+++ Data excerpt
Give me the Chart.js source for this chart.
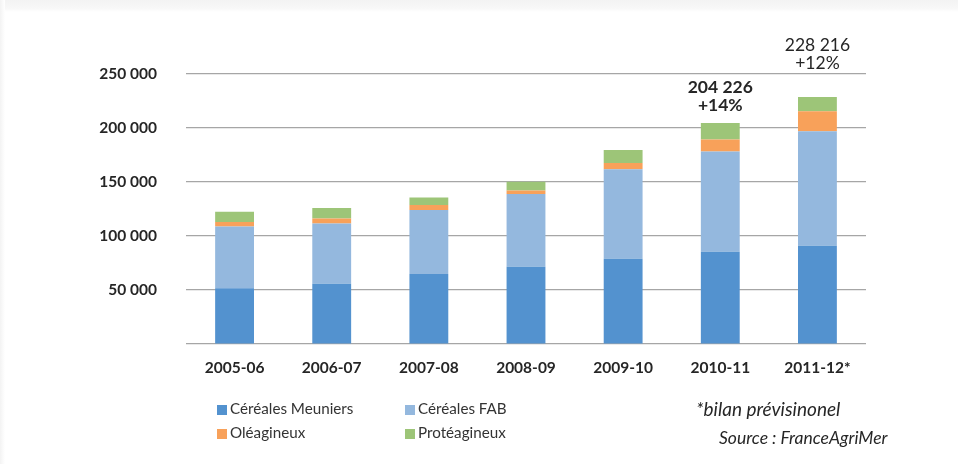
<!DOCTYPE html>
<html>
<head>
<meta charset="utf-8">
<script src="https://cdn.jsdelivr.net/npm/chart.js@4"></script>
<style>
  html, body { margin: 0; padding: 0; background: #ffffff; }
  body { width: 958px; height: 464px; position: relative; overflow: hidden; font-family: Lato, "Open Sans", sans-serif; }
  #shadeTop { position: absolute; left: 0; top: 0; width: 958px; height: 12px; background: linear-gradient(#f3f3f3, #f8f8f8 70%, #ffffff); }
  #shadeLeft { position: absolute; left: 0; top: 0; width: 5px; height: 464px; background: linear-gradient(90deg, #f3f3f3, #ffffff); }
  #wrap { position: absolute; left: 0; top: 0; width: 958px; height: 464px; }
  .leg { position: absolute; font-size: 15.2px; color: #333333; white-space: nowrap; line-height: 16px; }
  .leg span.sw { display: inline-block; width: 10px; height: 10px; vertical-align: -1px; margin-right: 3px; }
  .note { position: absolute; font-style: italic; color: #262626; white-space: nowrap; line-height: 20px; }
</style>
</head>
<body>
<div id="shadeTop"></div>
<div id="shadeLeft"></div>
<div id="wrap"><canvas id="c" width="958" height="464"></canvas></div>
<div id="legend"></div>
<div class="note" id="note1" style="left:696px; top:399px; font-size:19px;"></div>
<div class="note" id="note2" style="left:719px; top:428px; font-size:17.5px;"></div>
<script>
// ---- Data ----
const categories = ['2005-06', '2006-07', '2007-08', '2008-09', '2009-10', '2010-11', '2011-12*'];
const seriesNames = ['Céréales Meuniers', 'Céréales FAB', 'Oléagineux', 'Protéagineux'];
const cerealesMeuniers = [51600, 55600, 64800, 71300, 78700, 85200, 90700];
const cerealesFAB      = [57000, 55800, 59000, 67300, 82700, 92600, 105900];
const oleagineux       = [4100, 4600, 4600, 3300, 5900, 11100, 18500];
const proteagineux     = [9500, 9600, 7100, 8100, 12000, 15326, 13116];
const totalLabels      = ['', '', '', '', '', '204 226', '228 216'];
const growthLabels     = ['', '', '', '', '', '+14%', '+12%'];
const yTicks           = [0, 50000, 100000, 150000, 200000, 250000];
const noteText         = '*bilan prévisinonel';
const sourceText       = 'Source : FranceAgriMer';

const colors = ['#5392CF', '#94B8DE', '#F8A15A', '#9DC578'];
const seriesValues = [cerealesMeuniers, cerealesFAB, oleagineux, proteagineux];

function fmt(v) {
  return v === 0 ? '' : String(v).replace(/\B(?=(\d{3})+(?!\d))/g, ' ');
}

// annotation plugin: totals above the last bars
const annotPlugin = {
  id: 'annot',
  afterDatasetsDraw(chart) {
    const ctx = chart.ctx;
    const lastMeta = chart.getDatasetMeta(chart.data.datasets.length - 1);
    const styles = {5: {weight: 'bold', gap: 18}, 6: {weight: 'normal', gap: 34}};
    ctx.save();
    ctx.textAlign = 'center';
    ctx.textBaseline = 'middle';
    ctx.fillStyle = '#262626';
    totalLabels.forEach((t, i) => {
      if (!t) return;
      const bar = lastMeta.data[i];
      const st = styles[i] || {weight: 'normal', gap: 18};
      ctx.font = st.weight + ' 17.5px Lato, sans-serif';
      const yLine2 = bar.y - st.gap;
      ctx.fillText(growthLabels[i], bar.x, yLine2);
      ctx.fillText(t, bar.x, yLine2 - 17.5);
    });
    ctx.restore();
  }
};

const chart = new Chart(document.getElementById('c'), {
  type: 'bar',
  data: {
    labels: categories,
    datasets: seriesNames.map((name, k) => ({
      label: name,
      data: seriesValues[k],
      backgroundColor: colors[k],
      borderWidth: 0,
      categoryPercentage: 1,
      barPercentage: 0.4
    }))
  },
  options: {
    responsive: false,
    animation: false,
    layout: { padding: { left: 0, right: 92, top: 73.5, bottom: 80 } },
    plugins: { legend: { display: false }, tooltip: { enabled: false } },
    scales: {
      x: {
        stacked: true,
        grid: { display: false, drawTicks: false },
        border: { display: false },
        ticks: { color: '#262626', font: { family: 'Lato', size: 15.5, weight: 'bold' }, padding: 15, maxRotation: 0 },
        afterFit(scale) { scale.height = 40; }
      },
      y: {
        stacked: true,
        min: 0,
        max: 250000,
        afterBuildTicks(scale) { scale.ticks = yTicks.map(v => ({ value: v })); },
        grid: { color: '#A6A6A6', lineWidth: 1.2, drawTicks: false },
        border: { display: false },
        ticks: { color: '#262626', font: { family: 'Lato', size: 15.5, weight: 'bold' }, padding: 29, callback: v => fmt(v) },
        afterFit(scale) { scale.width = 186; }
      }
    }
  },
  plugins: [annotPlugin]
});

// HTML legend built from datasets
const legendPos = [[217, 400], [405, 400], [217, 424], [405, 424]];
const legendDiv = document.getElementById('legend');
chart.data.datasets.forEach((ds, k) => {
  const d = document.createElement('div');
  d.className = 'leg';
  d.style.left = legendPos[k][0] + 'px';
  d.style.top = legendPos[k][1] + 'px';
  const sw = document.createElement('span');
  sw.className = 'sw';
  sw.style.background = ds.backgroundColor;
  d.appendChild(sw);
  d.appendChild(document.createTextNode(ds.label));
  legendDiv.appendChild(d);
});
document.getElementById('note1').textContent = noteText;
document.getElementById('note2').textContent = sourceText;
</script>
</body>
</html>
++++++
#### Exercise instructions
All of the lines above should be printed exactly, minus the pictures.

#### Expected answer
Give me the Chart.js source for this chart.
<!DOCTYPE html>
<html>
<head>
<meta charset="utf-8">
<script src="https://cdn.jsdelivr.net/npm/chart.js@4"></script>
<style>
  html, body { margin: 0; padding: 0; background: #ffffff; }
  body { width: 958px; height: 464px; position: relative; overflow: hidden; font-family: Lato, "Open Sans", sans-serif; }
  #shadeTop { position: absolute; left: 0; top: 0; width: 958px; height: 12px; background: linear-gradient(#f3f3f3, #f8f8f8 70%, #ffffff); }
  #shadeLeft { position: absolute; left: 0; top: 0; width: 5px; height: 464px; background: linear-gradient(90deg, #f3f3f3, #ffffff); }
  #wrap { position: absolute; left: 0; top: 0; width: 958px; height: 464px; }
  .leg { position: absolute; font-size: 15.2px; color: #333333; white-space: nowrap; line-height: 16px; }
  .leg span.sw { display: inline-block; width: 10px; height: 10px; vertical-align: -1px; margin-right: 3px; }
  .note { position: absolute; font-style: italic; color: #262626; white-space: nowrap; line-height: 20px; }
</style>
</head>
<body>
<div id="shadeTop"></div>
<div id="shadeLeft"></div>
<div id="wrap"><canvas id="c" width="958" height="464"></canvas></div>
<div id="legend"></div>
<div class="note" id="note1" style="left:696px; top:399px; font-size:19px;"></div>
<div class="note" id="note2" style="left:719px; top:428px; font-size:17.5px;"></div>
<script>
// ---- Data ----
const categories = ['2005-06', '2006-07', '2007-08', '2008-09', '2009-10', '2010-11', '2011-12*'];
const seriesNames = ['Céréales Meuniers', 'Céréales FAB', 'Oléagineux', 'Protéagineux'];
const cerealesMeuniers = [51600, 55600, 64800, 71300, 78700, 85200, 90700];
const cerealesFAB      = [57000, 55800, 59000, 67300, 82700, 92600, 105900];
const oleagineux       = [4100, 4600, 4600, 3300, 5900, 11100, 18500];
const proteagineux     = [9500, 9600, 7100, 8100, 12000, 15326, 13116];
const totalLabels      = ['', '', '', '', '', '204 226', '228 216'];
const growthLabels     = ['', '', '', '', '', '+14%', '+12%'];
const yTicks           = [0, 50000, 100000, 150000, 200000, 250000];
const noteText         = '*bilan prévisinonel';
const sourceText       = 'Source : FranceAgriMer';

const colors = ['#5392CF', '#94B8DE', '#F8A15A', '#9DC578'];
const seriesValues = [cerealesMeuniers, cerealesFAB, oleagineux, proteagineux];

function fmt(v) {
  return v === 0 ? '' : String(v).replace(/\B(?=(\d{3})+(?!\d))/g, ' ');
}

// annotation plugin: totals above the last bars
const annotPlugin = {
  id: 'annot',
  afterDatasetsDraw(chart) {
    const ctx = chart.ctx;
    const lastMeta = chart.getDatasetMeta(chart.data.datasets.length - 1);
    const styles = {5: {weight: 'bold', gap: 18}, 6: {weight: 'normal', gap: 34}};
    ctx.save();
    ctx.textAlign = 'center';
    ctx.textBaseline = 'middle';
    ctx.fillStyle = '#262626';
    totalLabels.forEach((t, i) => {
      if (!t) return;
      const bar = lastMeta.data[i];
      const st = styles[i] || {weight: 'normal', gap: 18};
      ctx.font = st.weight + ' 17.5px Lato, sans-serif';
      const yLine2 = bar.y - st.gap;
      ctx.fillText(growthLabels[i], bar.x, yLine2);
      ctx.fillText(t, bar.x, yLine2 - 17.5);
    });
    ctx.restore();
  }
};

const chart = new Chart(document.getElementById('c'), {
  type: 'bar',
  data: {
    labels: categories,
    datasets: seriesNames.map((name, k) => ({
      label: name,
      data: seriesValues[k],
      backgroundColor: colors[k],
      borderWidth: 0,
      categoryPercentage: 1,
      barPercentage: 0.4
    }))
  },
  options: {
    responsive: false,
    animation: false,
    layout: { padding: { left: 0, right: 92, top: 73.5, bottom: 80 } },
    plugins: { legend: { display: false }, tooltip: { enabled: false } },
    scales: {
      x: {
        stacked: true,
        grid: { display: false, drawTicks: false },
        border: { display: false },
        ticks: { color: '#262626', font: { family: 'Lato', size: 15.5, weight: 'bold' }, padding: 15, maxRotation: 0 },
        afterFit(scale) { scale.height = 40; }
      },
      y: {
        stacked: true,
        min: 0,
        max: 250000,
        afterBuildTicks(scale) { scale.ticks = yTicks.map(v => ({ value: v })); },
        grid: { color: '#A6A6A6', lineWidth: 1.2, drawTicks: false },
        border: { display: false },
        ticks: { color: '#262626', font: { family: 'Lato', size: 15.5, weight: 'bold' }, padding: 29, callback: v => fmt(v) },
        afterFit(scale) { scale.width = 186; }
      }
    }
  },
  plugins: [annotPlugin]
});

// HTML legend built from datasets
const legendPos = [[217, 400], [405, 400], [217, 424], [405, 424]];
const legendDiv = document.getElementById('legend');
chart.data.datasets.forEach((ds, k) => {
  const d = document.createElement('div');
  d.className = 'leg';
  d.style.left = legendPos[k][0] + 'px';
  d.style.top = legendPos[k][1] + 'px';
  const sw = document.createElement('span');
  sw.className = 'sw';
  sw.style.background = ds.backgroundColor;
  d.appendChild(sw);
  d.appendChild(document.createTextNode(ds.label));
  legendDiv.appendChild(d);
});
document.getElementById('note1').textContent = noteText;
document.getElementById('note2').textContent = sourceText;
</script>
</body>
</html>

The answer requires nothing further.